My current copying approach has been fairly standard, copying then verifying (with sha256). I don't like the extra steps and time involved - 30-60 minutes to checksum is enough flow disruption that I do have to work harder making sure I haven't missed any steps and verified everything correctly.
So, I am specifically looking for a single-step copy-and-verify process.
However, I don't want to reread the copied file out of the disk cache, as that would negate the point of verification!!
I'm prepared to write my own tool for the job, if absolutely needed, but I would absolutely love to hear of someone who echoes the views here and who has already written a tool like what I'm describing.
On Linux I also know I can kill the disk cache with
echo 3 > /proc/sys/vm/drop_caches. But doing this every few kilobytes or even megabytes is absolutely certain to kill I/O performance.

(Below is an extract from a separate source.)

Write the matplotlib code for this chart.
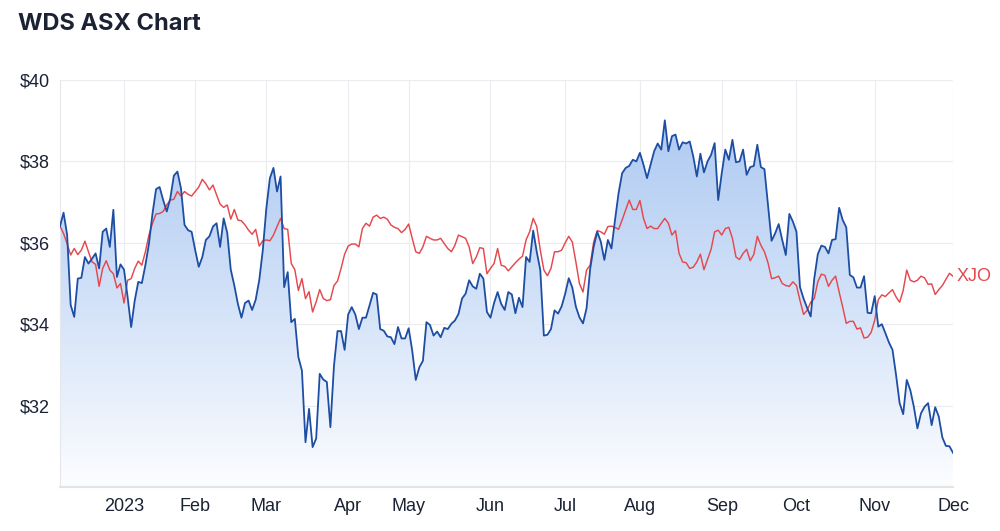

This specific technique is also not generally portable, so I don't really want to file it away as my solution to this problem.
fsync(file); fdatasync(file); fsync(dir); fdatasync(dir) is probably a good starting point (overkill is good here), but I fear it'll kill sequential streaming throughput?
My current idea is to do the read/write copy while I also have the target file open 256MB behind where the read/write is up to, so it's well outside the range of the HDD's onboard controller and cache RAM, and then sequentially read and verify from that $copypoint-256MB location.
Could I do some fancy footwork with
O_SYNC | O_DIRECT and get both acceptable speed and good guarantees that my read-back is getting data off the disk platters?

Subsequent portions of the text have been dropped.